Below is some material; set it all down exactly, apart from the pictures.
________________
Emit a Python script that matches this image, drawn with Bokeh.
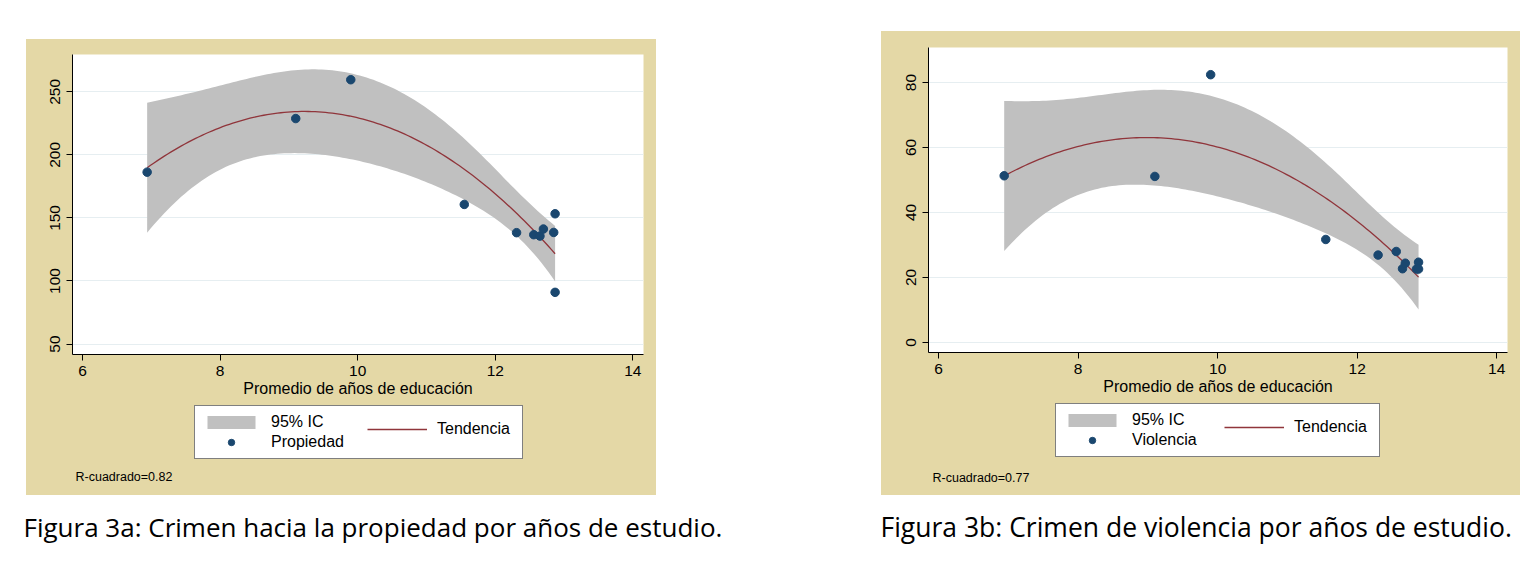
import numpy as np
from bokeh.plotting import figure
from bokeh.models import (Range1d, Legend, LegendItem, Label, Spacer)
from bokeh.layouts import row, column
from bokeh.embed import file_html
from bokeh.resources import INLINE

# ---------------- data ----------------
educ_a = [6.94, 9.10, 9.90, 11.55, 12.31, 12.56, 12.65, 12.70, 12.85, 12.87, 12.87]
propiedad = [186.3, 228.8, 259.6, 160.7, 138.3, 136.7, 135.6, 141.2, 138.5, 153.3, 91.0]

educ_b = [6.94, 9.10, 9.90, 11.55, 12.30, 12.56, 12.65, 12.69, 12.85, 12.88, 12.88]
violencia = [51.3, 51.1, 82.4, 31.7, 26.9, 28.0, 22.7, 24.4, 22.6, 24.7, 22.6]

x_ticks = [6, 8, 10, 12, 14]
y_ticks_a = [50, 100, 150, 200, 250]
y_ticks_b = [0, 20, 40, 60, 80]

label_x = "Promedio de años de educación"
legend_ci = "95% IC"
legend_fit = "Tendencia"
r2_a = "R-cuadrado=0.82"
r2_b = "R-cuadrado=0.77"
caption_a = "Figura 3a: Crimen hacia la propiedad por años de estudio."
caption_b = "Figura 3b: Crimen de violencia por años de estudio."

# ---------------- styles ----------------
BEIGE = "#e4d8a6"
GRID = "#e6eef1"
NAVY = "#1a476f"
MAROON = "#90353b"
CI_GRAY = "#c0c0c0"
FONT = "Liberation Sans"
T975 = 2.306  # Student t, 0.975 quantile, 8 degrees of freedom (11 obs - 3)


def qfit_ci(x, y, n=120):
    """Quadratic least-squares fit with 95% CI of the mean prediction."""
    x = np.asarray(x, float)
    y = np.asarray(y, float)
    X = np.column_stack([np.ones_like(x), x, x ** 2])
    beta, *_ = np.linalg.lstsq(X, y, rcond=None)
    resid = y - X @ beta
    s2 = resid @ resid / (len(x) - 3)
    xtxi = np.linalg.inv(X.T @ X)
    xg = np.linspace(x.min(), x.max(), n)
    G = np.column_stack([np.ones_like(xg), xg, xg ** 2])
    yhat = G @ beta
    se = np.sqrt(s2 * np.einsum("ij,jk,ik->i", G, xtxi, G))
    return xg, yhat, yhat - T975 * se, yhat + T975 * se


def add_series(p, xs, ys, fitres):
    xg, yhat, lo, hi = fitres
    band = p.varea(x=xg, y1=lo, y2=hi, fill_color=CI_GRAY, fill_alpha=1.0)
    fit = p.line(x=xg, y=yhat, line_color=MAROON, line_width=1.3)
    pts = p.scatter(x=xs, y=ys, size=8.5, fill_color=NAVY, line_color=NAVY)
    return band, fit, pts


def plot_panel(xs, ys, fitres, yticks, yrange, w, h, borders):
    p = figure(width=w, height=h, title=None,
               x_range=Range1d(5.855, 14.155), y_range=Range1d(*yrange),
               output_backend="svg", toolbar_location=None,
               min_border_left=borders[0], min_border_right=borders[1],
               min_border_top=borders[2], min_border_bottom=borders[3])
    p.border_fill_color = BEIGE
    p.background_fill_color = "white"
    p.outline_line_color = None

    add_series(p, xs, ys, fitres)

    p.xgrid.visible = False
    p.ygrid.ticker = yticks
    p.ygrid.grid_line_color = GRID
    p.ygrid.grid_line_width = 1

    for ax in (p.xaxis[0], p.yaxis[0]):
        ax.axis_line_color = "black"
        ax.axis_line_width = 1
        ax.major_tick_line_color = "black"
        ax.major_tick_in = 0
        ax.major_tick_out = 6
        ax.minor_tick_line_color = None
        ax.major_label_text_font = FONT
        ax.major_label_text_font_size = "15.5px"
        ax.major_label_text_color = "black"
    p.xaxis.ticker = x_ticks
    p.yaxis.ticker = yticks
    p.xaxis.major_label_standoff = 5
    p.yaxis.major_label_standoff = 6
    p.yaxis.major_label_orientation = "vertical"
    p.xaxis.axis_label = label_x
    p.xaxis.axis_label_text_font = FONT
    p.xaxis.axis_label_text_font_size = "16px"
    p.xaxis.axis_label_text_font_style = "normal"
    p.xaxis.axis_label_text_color = "black"
    p.xaxis.axis_label_standoff = 1
    return p


def legend_panel(xs, ys, fitres, series_name, r2_text, w, h,
                 box_x, box_y, box_w, col2_x, r2_x, r2_y):
    # ranges chosen so that the series itself lies outside this strip;
    # its renderers only feed the legend keys
    p = figure(width=w, height=h, title=None,
               x_range=Range1d(-20, -19), y_range=Range1d(-20, -19),
               x_axis_location=None, y_axis_location=None,
               output_backend="svg", toolbar_location=None, min_border=0)
    p.outline_line_color = None
    p.xgrid.visible = False
    p.ygrid.visible = False
    p.background_fill_alpha = 0.0
    p.border_fill_alpha = 0.0

    band, fit, pts = add_series(p, xs, ys, fitres)

    common = dict(glyph_width=60, glyph_height=16, label_standoff=10,
                  label_height=20, spacing=0, padding=6, margin=0,
                  label_text_font=FONT, label_text_font_size="16px",
                  label_text_color="black", orientation="vertical")
    l1 = Legend(items=[LegendItem(label=legend_ci, renderers=[band]),
                       LegendItem(label=series_name, renderers=[pts])],
                location=(box_x, box_y), label_width=box_w - 82,
                border_line_color="black", border_line_width=1,
                background_fill_color="white", background_fill_alpha=1.0,
                **common)
    l2 = Legend(items=[LegendItem(label=legend_fit, renderers=[fit])],
                location=(col2_x, box_y + 20),
                border_line_color=None, background_fill_alpha=0.0,
                **common)
    p.add_layout(l1, "center")
    p.add_layout(l2, "center")
    p.add_layout(Label(x=r2_x, y=r2_y, x_units="screen", y_units="screen",
                       text=r2_text, text_font=FONT,
                       text_font_size="12.5px", text_color="black",
                       text_baseline="alphabetic"))
    return p


fit_a = qfit_ci(educ_a, propiedad)
fit_b = qfit_ci(educ_b, violencia)

pa = plot_panel(educ_a, propiedad, fit_a, y_ticks_a, (41.7, 279.6), 630, 366, (46, 13, 15, 51))
pa_leg = legend_panel(educ_a, propiedad, fit_a, "Propiedad", r2_a, 630, 90,
                      122, 36, 327, 295, 3, 19)

pb = plot_panel(educ_b, violencia, fit_b, y_ticks_b, (-3.08, 90.77), 639, 372, (47, 13, 16, 51))
pb_leg = legend_panel(educ_b, violencia, fit_b, "Violencia", r2_b, 639, 92,
                      127, 38, 323, 296, 4, 18)

cap = figure(width=1530, height=54, title=None,
             x_range=Range1d(0, 1530), y_range=Range1d(0, 54),
             x_axis_location=None, y_axis_location=None,
             output_backend="svg", toolbar_location=None, min_border=0)
cap.outline_line_color = None
cap.xgrid.visible = False
cap.ygrid.visible = False
cap.background_fill_color = "white"
cap.border_fill_color = "white"
cap.add_layout(Label(x=23, y=23, text=caption_a, text_font="Open Sans",
                     text_font_size="26px", text_color="black",
                     text_baseline="alphabetic"))
cap.add_layout(Label(x=880, y=23, text=caption_b, text_font="Open Sans",
                     text_font_size="26.5px", text_color="black",
                     text_baseline="alphabetic"))

panel_a = column(pa, pa_leg, styles={"background-color": BEIGE})
panel_b = column(pb, pb_leg, styles={"background-color": BEIGE})

layout = column(
    row(Spacer(width=26), column(Spacer(height=39), panel_a),
        Spacer(width=225), column(Spacer(height=31), panel_b)),
    cap,
)

open("out.html", "w").write(file_html(layout, INLINE))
________________
[Answer to the problem]
Emit a Python script that matches this image, drawn with Bokeh.
import numpy as np
from bokeh.plotting import figure
from bokeh.models import (Range1d, Legend, LegendItem, Label, Spacer)
from bokeh.layouts import row, column
from bokeh.embed import file_html
from bokeh.resources import INLINE

# ---------------- data ----------------
educ_a = [6.94, 9.10, 9.90, 11.55, 12.31, 12.56, 12.65, 12.70, 12.85, 12.87, 12.87]
propiedad = [186.3, 228.8, 259.6, 160.7, 138.3, 136.7, 135.6, 141.2, 138.5, 153.3, 91.0]

educ_b = [6.94, 9.10, 9.90, 11.55, 12.30, 12.56, 12.65, 12.69, 12.85, 12.88, 12.88]
violencia = [51.3, 51.1, 82.4, 31.7, 26.9, 28.0, 22.7, 24.4, 22.6, 24.7, 22.6]

x_ticks = [6, 8, 10, 12, 14]
y_ticks_a = [50, 100, 150, 200, 250]
y_ticks_b = [0, 20, 40, 60, 80]

label_x = "Promedio de años de educación"
legend_ci = "95% IC"
legend_fit = "Tendencia"
r2_a = "R-cuadrado=0.82"
r2_b = "R-cuadrado=0.77"
caption_a = "Figura 3a: Crimen hacia la propiedad por años de estudio."
caption_b = "Figura 3b: Crimen de violencia por años de estudio."

# ---------------- styles ----------------
BEIGE = "#e4d8a6"
GRID = "#e6eef1"
NAVY = "#1a476f"
MAROON = "#90353b"
CI_GRAY = "#c0c0c0"
FONT = "Liberation Sans"
T975 = 2.306  # Student t, 0.975 quantile, 8 degrees of freedom (11 obs - 3)


def qfit_ci(x, y, n=120):
    """Quadratic least-squares fit with 95% CI of the mean prediction."""
    x = np.asarray(x, float)
    y = np.asarray(y, float)
    X = np.column_stack([np.ones_like(x), x, x ** 2])
    beta, *_ = np.linalg.lstsq(X, y, rcond=None)
    resid = y - X @ beta
    s2 = resid @ resid / (len(x) - 3)
    xtxi = np.linalg.inv(X.T @ X)
    xg = np.linspace(x.min(), x.max(), n)
    G = np.column_stack([np.ones_like(xg), xg, xg ** 2])
    yhat = G @ beta
    se = np.sqrt(s2 * np.einsum("ij,jk,ik->i", G, xtxi, G))
    return xg, yhat, yhat - T975 * se, yhat + T975 * se


def add_series(p, xs, ys, fitres):
    xg, yhat, lo, hi = fitres
    band = p.varea(x=xg, y1=lo, y2=hi, fill_color=CI_GRAY, fill_alpha=1.0)
    fit = p.line(x=xg, y=yhat, line_color=MAROON, line_width=1.3)
    pts = p.scatter(x=xs, y=ys, size=8.5, fill_color=NAVY, line_color=NAVY)
    return band, fit, pts


def plot_panel(xs, ys, fitres, yticks, yrange, w, h, borders):
    p = figure(width=w, height=h, title=None,
               x_range=Range1d(5.855, 14.155), y_range=Range1d(*yrange),
               output_backend="svg", toolbar_location=None,
               min_border_left=borders[0], min_border_right=borders[1],
               min_border_top=borders[2], min_border_bottom=borders[3])
    p.border_fill_color = BEIGE
    p.background_fill_color = "white"
    p.outline_line_color = None

    add_series(p, xs, ys, fitres)

    p.xgrid.visible = False
    p.ygrid.ticker = yticks
    p.ygrid.grid_line_color = GRID
    p.ygrid.grid_line_width = 1

    for ax in (p.xaxis[0], p.yaxis[0]):
        ax.axis_line_color = "black"
        ax.axis_line_width = 1
        ax.major_tick_line_color = "black"
        ax.major_tick_in = 0
        ax.major_tick_out = 6
        ax.minor_tick_line_color = None
        ax.major_label_text_font = FONT
        ax.major_label_text_font_size = "15.5px"
        ax.major_label_text_color = "black"
    p.xaxis.ticker = x_ticks
    p.yaxis.ticker = yticks
    p.xaxis.major_label_standoff = 5
    p.yaxis.major_label_standoff = 6
    p.yaxis.major_label_orientation = "vertical"
    p.xaxis.axis_label = label_x
    p.xaxis.axis_label_text_font = FONT
    p.xaxis.axis_label_text_font_size = "16px"
    p.xaxis.axis_label_text_font_style = "normal"
    p.xaxis.axis_label_text_color = "black"
    p.xaxis.axis_label_standoff = 1
    return p


def legend_panel(xs, ys, fitres, series_name, r2_text, w, h,
                 box_x, box_y, box_w, col2_x, r2_x, r2_y):
    # ranges chosen so that the series itself lies outside this strip;
    # its renderers only feed the legend keys
    p = figure(width=w, height=h, title=None,
               x_range=Range1d(-20, -19), y_range=Range1d(-20, -19),
               x_axis_location=None, y_axis_location=None,
               output_backend="svg", toolbar_location=None, min_border=0)
    p.outline_line_color = None
    p.xgrid.visible = False
    p.ygrid.visible = False
    p.background_fill_alpha = 0.0
    p.border_fill_alpha = 0.0

    band, fit, pts = add_series(p, xs, ys, fitres)

    common = dict(glyph_width=60, glyph_height=16, label_standoff=10,
                  label_height=20, spacing=0, padding=6, margin=0,
                  label_text_font=FONT, label_text_font_size="16px",
                  label_text_color="black", orientation="vertical")
    l1 = Legend(items=[LegendItem(label=legend_ci, renderers=[band]),
                       LegendItem(label=series_name, renderers=[pts])],
                location=(box_x, box_y), label_width=box_w - 82,
                border_line_color="black", border_line_width=1,
                background_fill_color="white", background_fill_alpha=1.0,
                **common)
    l2 = Legend(items=[LegendItem(label=legend_fit, renderers=[fit])],
                location=(col2_x, box_y + 20),
                border_line_color=None, background_fill_alpha=0.0,
                **common)
    p.add_layout(l1, "center")
    p.add_layout(l2, "center")
    p.add_layout(Label(x=r2_x, y=r2_y, x_units="screen", y_units="screen",
                       text=r2_text, text_font=FONT,
                       text_font_size="12.5px", text_color="black",
                       text_baseline="alphabetic"))
    return p


fit_a = qfit_ci(educ_a, propiedad)
fit_b = qfit_ci(educ_b, violencia)

pa = plot_panel(educ_a, propiedad, fit_a, y_ticks_a, (41.7, 279.6), 630, 366, (46, 13, 15, 51))
pa_leg = legend_panel(educ_a, propiedad, fit_a, "Propiedad", r2_a, 630, 90,
                      122, 36, 327, 295, 3, 19)

pb = plot_panel(educ_b, violencia, fit_b, y_ticks_b, (-3.08, 90.77), 639, 372, (47, 13, 16, 51))
pb_leg = legend_panel(educ_b, violencia, fit_b, "Violencia", r2_b, 639, 92,
                      127, 38, 323, 296, 4, 18)

cap = figure(width=1530, height=54, title=None,
             x_range=Range1d(0, 1530), y_range=Range1d(0, 54),
             x_axis_location=None, y_axis_location=None,
             output_backend="svg", toolbar_location=None, min_border=0)
cap.outline_line_color = None
cap.xgrid.visible = False
cap.ygrid.visible = False
cap.background_fill_color = "white"
cap.border_fill_color = "white"
cap.add_layout(Label(x=23, y=23, text=caption_a, text_font="Open Sans",
                     text_font_size="26px", text_color="black",
                     text_baseline="alphabetic"))
cap.add_layout(Label(x=880, y=23, text=caption_b, text_font="Open Sans",
                     text_font_size="26.5px", text_color="black",
                     text_baseline="alphabetic"))

panel_a = column(pa, pa_leg, styles={"background-color": BEIGE})
panel_b = column(pb, pb_leg, styles={"background-color": BEIGE})

layout = column(
    row(Spacer(width=26), column(Spacer(height=39), panel_a),
        Spacer(width=225), column(Spacer(height=31), panel_b)),
    cap,
)

open("out.html", "w").write(file_html(layout, INLINE))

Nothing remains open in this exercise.